Thom Gunn was born Thomson William Gunn in 1929 in Gravesend, England. He grew up in a household infused with literary ambition—his mother was a journalist, and books played a significant role in his upbringing. However, this environment didn’t shield him from loss: his mother died by suicide when he was fifteen, a wound that subtly runs through much of his later work, exploring themes of mortality and human fragility.
He studied at Cambridge, where his first collection, *Fighting Terms* (1954), established him as a poet of notable strength. The poems were tight, formally crafted, and populated with leather-jacketed toughs and motorcycle riders—figures embodying will and physicality. He quickly found himself associated with Philip Larkin and others, grouped under the label "The Movement," a loose coalition of British poets who challenged the romantic excesses of the Dylan Thomas era in favor of clarity and irony.
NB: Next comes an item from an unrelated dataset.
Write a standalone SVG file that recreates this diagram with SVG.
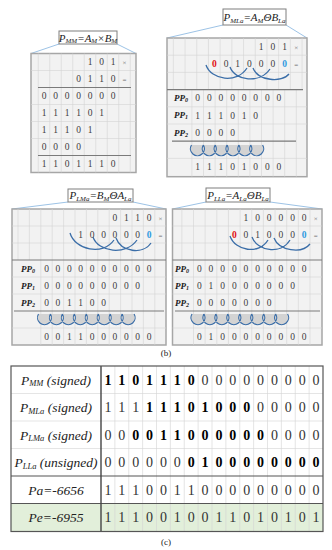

“But Gunn wasn’t content to stay in one place.”
In 1954, he followed his partner Mike Kitay to California, eventually settling in San Francisco, and that move transformed everything. He took a teaching position at UC Berkeley and spent decades immersed in the Bay Area's counterculture—the Haight-Ashbury scene, the gay community, and the drug experiments of the 1960s and 70s. He wrote about LSD with the same meticulous care he had once devoted to existentialist philosophy.
His style evolved as well. The strict metres and syllabics of his early work gradually transitioned into free verse, though he never completely abandoned formal structures. He could craft a perfectly executed sonnet and a sprawling open-form meditation within the same collection, making both feel essential.